A United Nations investigative panel has urged action against crimes committed by the Daesh terrorist group against the Izadi minority in Iraq and Syria, stressing that the Takfiri militants are still committing genocide against the Kurdish-speaking community.
Paulo Pinheiro, head of the UN Commission of Inquiry on Syria, issued the warning in a Thursday report, which was based on interviews with dozens of survivors.
Daesh has been systematically capturing Izadis in Iraq and Syria since August 2014 in an attempt to “erase” the minority group “through killings, sexual slavery, enslavement, torture and inhuman and degrading treatment and forceful transfer,” which have all inflicted “serious bodily and mental harm” on the people, Pinheiro told a news briefing in the Swiss city of Geneva.
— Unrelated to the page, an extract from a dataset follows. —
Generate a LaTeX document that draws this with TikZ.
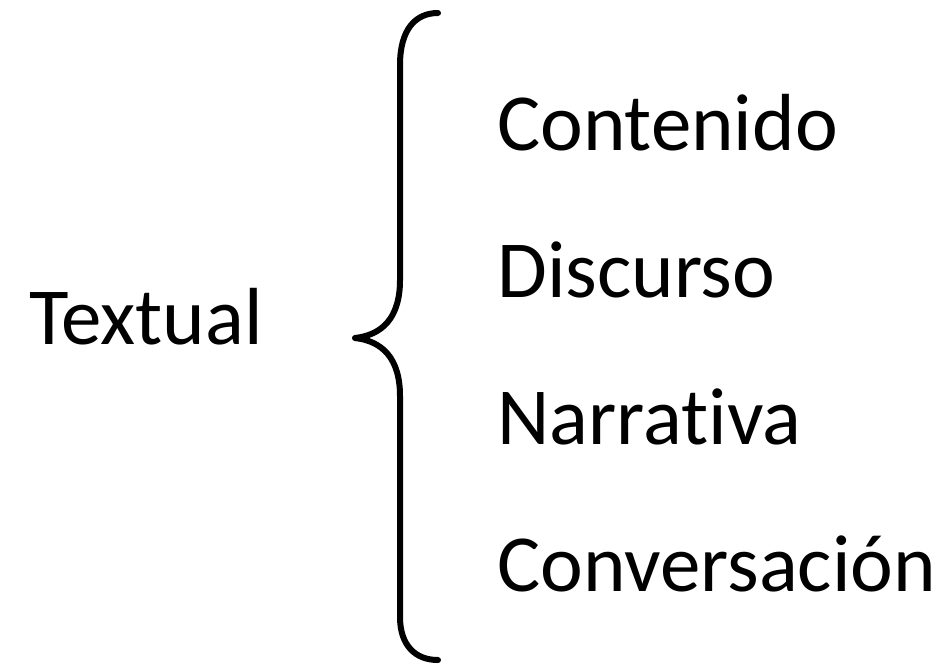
\documentclass[tikz,border=0pt]{standalone}
\usepackage{fontspec}
\setmainfont[Ligatures=NoCommon]{Carlito}
\begin{document}
\begin{tikzpicture}[x=1pt,y=-1pt,
  lbl/.style={anchor=base west,inner sep=0pt,font=\fontsize{81}{90}\selectfont},
  brace/.style={line width=6pt,line cap=round,line join=round}]
\useasboundingbox (0,0) rectangle (949,664);
\node[lbl] (textual) at (29,344) {Textual};
\node[lbl] (c1) at (497,150) {Contenido};
\node[lbl] (c2) at (497,297) {Discurso};
\node[lbl] (c3) at (497,444) {Narrativa};
\node[lbl] (c4) at (497,591) {Conversación};
\coordinate (top) at (438,13);
\coordinate (tip) at (355,338);
\coordinate (bot) at (438,660);
\draw[brace] (top) .. controls (415,13) and (400,30) .. (400,65) -- (400,280)
  .. controls (400,318) and (382,335) .. (tip)
  .. controls (382,341) and (400,358) .. (400,396) -- (400,617)
  .. controls (400,645) and (415,660) .. (bot);
\end{tikzpicture}
\end{document}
“Genocide has occurred and is ongoing,” the UN official said, adding, “ISIS (Daesh) has subjected every Yazidi (Izadi) woman, child or man that it has captured to the most horrific of atrocities.”
Displaced people from the Izadi minority group, who are fleeing Daesh violence in the town of Sinjar, walk towards the Syrian border on August 10, 2014. © Reuters
The 41-page report, titled “They came to destroy: ISIS (Daesh) Crimes against the Yazidis (Izadis),” called for much “more assertive action at the political level, including at the Security Council” against the group’s crime of genocide.
In August 2014, Daesh terrorists overran the Iraqi town of Sinjar and systematically massacred, captured and enslaved thousands of Iazidis.
Over the past few months, several mass graves containing bodies of people, including members of the Izadi minority group, have been uncovered in Iraq and Syria.
Bones, believed to belong to members of Iraq’s Izadi minority community, are seen in a mass grave on the outskirts of the town of Sinjar, November 30, 2015. © Reuters
Elsewhere, the report said Daesh was holding Izadis in conditions “that bring about a slow death,” selling women at slave markets, raping girls as young as nine, and drafting boys to fight for the terrorist group.
It further estimated that some 3,200 Izadi women and children are currently being held by Daesh, mainly in war-torn Syria.
The Izadis, who are mostly based around the Sinjar Mountains in northern Iraq, are a religious sect whose beliefs combine elements of several ancient Middle Eastern religions.
Daesh militants have been carrying out horrific acts of violence, such as public decapitations and crucifixions, against all communities, including Shias, Sunnis, Kurds, and Christians, in areas under their control in Iraq and Syria.